Cross-validation:

Cross-validation is a technique in machine learning where we train and test a model multiple times on different subsets of our dataset. It helps us get a more reliable measure of how well the model is likely to perform on new, unseen data.

Steps Involved in Cross-Validation:

  1. Data Splitting: Divide the dataset into training and testing sets.
  2. Model Training: Train the model on the training set.
  3. Model Testing: Test the model on the testing set.
  4. Performance Evaluation: Compute evaluation metrics (e.g., accuracy, precision, recall) for each iteration.
  5. Average Metrics: Average the evaluation metrics over all iterations to get a more reliable estimate of the model's performance.

 

Common Cross-Validation Techniques:

The choice of cross-validation technique depends on the specific dataset and task.
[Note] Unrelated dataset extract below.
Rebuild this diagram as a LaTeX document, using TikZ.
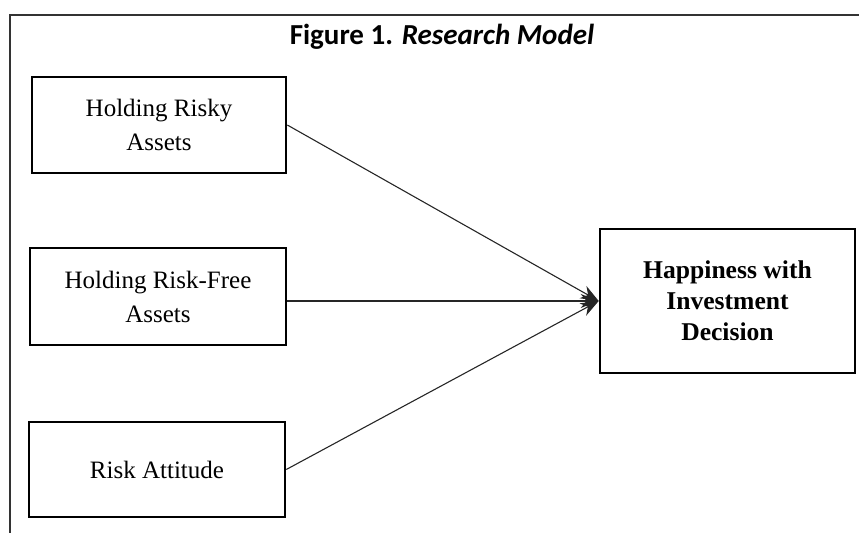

Some popular methods include:

  1. K-fold cross-validation: The dataset is divided into k folds, and the model is trained and tested k times, each time using a different fold as the test set. A common choice is k=10, known as 10-fold cross-validation.
  2. Leave-one-out cross-validation (LOOCV): An extreme form of k-fold cross-validation, where each data instance serves as a separate fold. This method is computationally expensive but provides a very detailed assessment of the model.
  3. Stratified cross-validation: Ensures that each fold has approximately the same proportion of instances from each class, particularly useful for imbalanced datasets.